Reversible photoswitchable ferromagnetic thin film based on a cyanido-bridged RbCuMo complex

Abstract

A film-form cyanido-bridged RbCuMo complex Rb^I_3/2Cu^II₇[Mo^IV(CN)₈]_31/8·12H₂O (RbCuMo) was electrochemically prepared. RbCuMo has a tetragonal structure of I4/mmm, and Rb^I is intercalated in a cyanido-bridged Cu–Mo three-dimensional network. This film exhibits a paramagnetic behavior due to Cu^II (S = 1/2). Irradiating with 473 nm light (blue laser) induces a spontaneous magnetization with a Curie temperature (T_C) of 18 K. By contrast, irradiating the photoinduced state with 785 nm light (red laser) restores the initial paramagnetic state. The photoinduced phase transition is attributed to the change from Mo^IV (S = 0)–CN–Cu^II (S = 1/2) to Mo^V (S = 1/2)–CN–Cu^I (S = 0), which produces ferromagnetic long-range ordering between residual Cu^II (S = 1/2) and photoproduced Mo^V (S = 1/2). Although the Cs intercalated isomorph crystal lacks photoreversibility, RbCuMo shows a photoreversible phase transition. The reason for the photoreversibility in RbCuMo was investigated by terahertz time-domain spectroscopy (THz-TDS).

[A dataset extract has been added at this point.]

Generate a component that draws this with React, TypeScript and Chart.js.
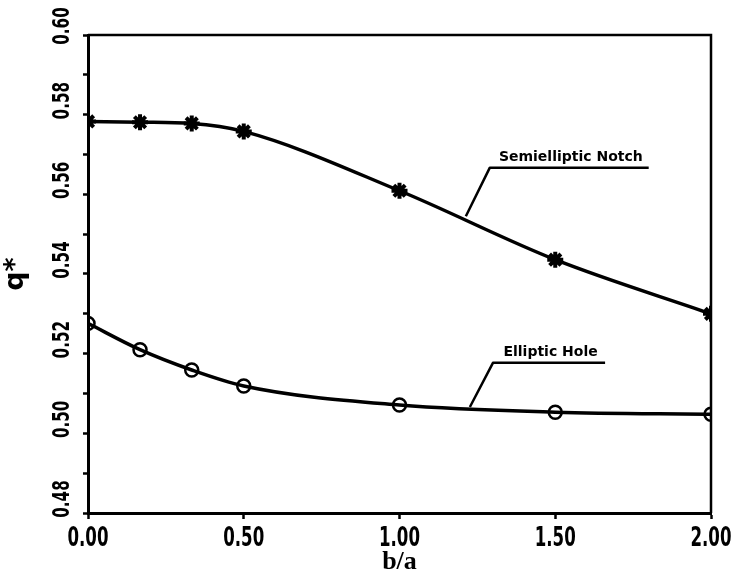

In the THz absorption spectrum, a low-frequency phonon mode due to the vibrational mode of the intercalated Rb ion is observed at 1.11 THz (37 cm⁻¹), which is lower than 1.35 THz (45 cm⁻¹) of the Cs vibration mode in the Cs intercalated isomorph crystal, indicating that the Rb trapping force in RbCuMo is weaker than the Cs trapping force. The structure of RbCuMo is more flexible compared to the Cs intercalated isomorph crystal, which is considered to be the origin of the photoreversibility in RbCuMo. Such a photoreversible ferromagnetic film is useful for optical memories and photoswitchable Faraday devices.